__Recorded data__:
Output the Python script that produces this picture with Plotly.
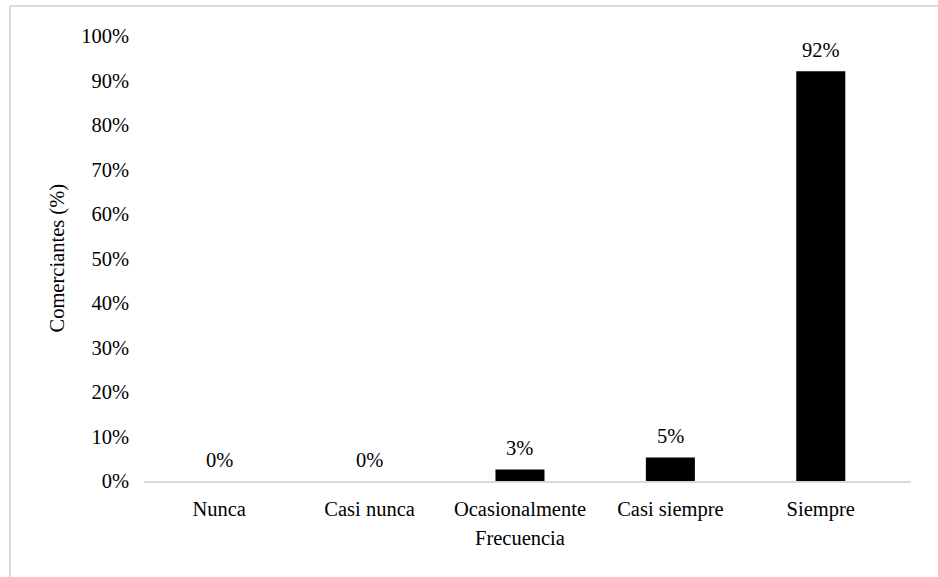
import plotly.graph_objects as go

# Survey responses: how often merchants do it
categorias = ["Nunca", "Casi nunca", "Ocasionalmente", "Casi siempre", "Siempre"]
porcentajes = [0.0, 0.0, 2.6, 5.3, 92.1]
ticks_y = [0, 10, 20, 30, 40, 50, 60, 70, 80, 90, 100]
ticks_y_texto = [f"{v}%" for v in ticks_y]

FONT = "Liberation Serif"
FS = 20.5
GRIS = "#d9d9d9"

W, H = 938, 577
L, R, T, B = 144, 27, 36, 96
pw, ph = W - L - R, H - T - B

def px_x(p):
    return (p - L) / pw

def px_y(p):
    return (H - B - p) / ph

fig = go.Figure()
fig.add_trace(go.Bar(
    x=list(range(len(categorias))),
    y=porcentajes,
    width=0.326,
    marker=dict(color="black", line=dict(width=0)),
    hoverinfo="skip",
))

# value labels above each bar
annotations = [
    dict(x=i, y=v, xref="x", yref="y", text=f"{round(v)}%", showarrow=False,
         yanchor="bottom", yshift=8, font=dict(family=FONT, size=FS, color="#000"))
    for i, v in enumerate(porcentajes)
]
annotations.append(dict(
    x=px_x(57), y=0.5, xref="paper", yref="paper", text="Comerciantes (%)",
    textangle=-90, showarrow=False, xanchor="center", yanchor="middle",
    font=dict(family=FONT, size=FS, color="#000")))
annotations.append(dict(
    x=2, y=px_y(538), xref="x", yref="paper", text="Frecuencia",
    showarrow=False, xanchor="center", yanchor="middle",
    font=dict(family=FONT, size=FS, color="#000")))

shapes = [
    # chart frame (left and top edges)
    dict(type="line", xref="paper", yref="paper", x0=px_x(10), x1=px_x(10),
         y0=px_y(6), y1=px_y(H + 10), line=dict(color=GRIS, width=2)),
    dict(type="line", xref="paper", yref="paper", x0=px_x(10), x1=px_x(W + 10),
         y0=px_y(6), y1=px_y(6), line=dict(color=GRIS, width=2)),
]

fig.update_layout(
    width=W, height=H,
    margin=dict(l=L, r=R, t=T, b=B, autoexpand=False),
    paper_bgcolor="white", plot_bgcolor="white",
    showlegend=False,
    font=dict(family=FONT, size=FS, color="#000"),
    annotations=annotations,
    shapes=shapes,
    xaxis=dict(
        range=[-0.5, 4.6], tickmode="array",
        tickvals=list(range(len(categorias))), ticktext=categorias,
        showgrid=False, zeroline=False, showline=True, linecolor=GRIS, linewidth=2,
        ticks="", ticklabelstandoff=8, fixedrange=True,
    ),
    yaxis=dict(
        range=[0, 100], tickmode="array", tickvals=ticks_y, ticktext=ticks_y_texto,
        showgrid=False, zeroline=False, showline=False, ticks="",
        ticklabelstandoff=14, fixedrange=True,
    ),
)

fig.write_html("out.html", config={"displayModeBar": False})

__Stated exercise__:
Set down the complete material exactly, but do not include the images.

__Response to the task__:
Output the Python script that produces this picture with Plotly.
import plotly.graph_objects as go

# Survey responses: how often merchants do it
categorias = ["Nunca", "Casi nunca", "Ocasionalmente", "Casi siempre", "Siempre"]
porcentajes = [0.0, 0.0, 2.6, 5.3, 92.1]
ticks_y = [0, 10, 20, 30, 40, 50, 60, 70, 80, 90, 100]
ticks_y_texto = [f"{v}%" for v in ticks_y]

FONT = "Liberation Serif"
FS = 20.5
GRIS = "#d9d9d9"

W, H = 938, 577
L, R, T, B = 144, 27, 36, 96
pw, ph = W - L - R, H - T - B

def px_x(p):
    return (p - L) / pw

def px_y(p):
    return (H - B - p) / ph

fig = go.Figure()
fig.add_trace(go.Bar(
    x=list(range(len(categorias))),
    y=porcentajes,
    width=0.326,
    marker=dict(color="black", line=dict(width=0)),
    hoverinfo="skip",
))

# value labels above each bar
annotations = [
    dict(x=i, y=v, xref="x", yref="y", text=f"{round(v)}%", showarrow=False,
         yanchor="bottom", yshift=8, font=dict(family=FONT, size=FS, color="#000"))
    for i, v in enumerate(porcentajes)
]
annotations.append(dict(
    x=px_x(57), y=0.5, xref="paper", yref="paper", text="Comerciantes (%)",
    textangle=-90, showarrow=False, xanchor="center", yanchor="middle",
    font=dict(family=FONT, size=FS, color="#000")))
annotations.append(dict(
    x=2, y=px_y(538), xref="x", yref="paper", text="Frecuencia",
    showarrow=False, xanchor="center", yanchor="middle",
    font=dict(family=FONT, size=FS, color="#000")))

shapes = [
    # chart frame (left and top edges)
    dict(type="line", xref="paper", yref="paper", x0=px_x(10), x1=px_x(10),
         y0=px_y(6), y1=px_y(H + 10), line=dict(color=GRIS, width=2)),
    dict(type="line", xref="paper", yref="paper", x0=px_x(10), x1=px_x(W + 10),
         y0=px_y(6), y1=px_y(6), line=dict(color=GRIS, width=2)),
]

fig.update_layout(
    width=W, height=H,
    margin=dict(l=L, r=R, t=T, b=B, autoexpand=False),
    paper_bgcolor="white", plot_bgcolor="white",
    showlegend=False,
    font=dict(family=FONT, size=FS, color="#000"),
    annotations=annotations,
    shapes=shapes,
    xaxis=dict(
        range=[-0.5, 4.6], tickmode="array",
        tickvals=list(range(len(categorias))), ticktext=categorias,
        showgrid=False, zeroline=False, showline=True, linecolor=GRIS, linewidth=2,
        ticks="", ticklabelstandoff=8, fixedrange=True,
    ),
    yaxis=dict(
        range=[0, 100], tickmode="array", tickvals=ticks_y, ticktext=ticks_y_texto,
        showgrid=False, zeroline=False, showline=False, ticks="",
        ticklabelstandoff=14, fixedrange=True,
    ),
)

fig.write_html("out.html", config={"displayModeBar": False})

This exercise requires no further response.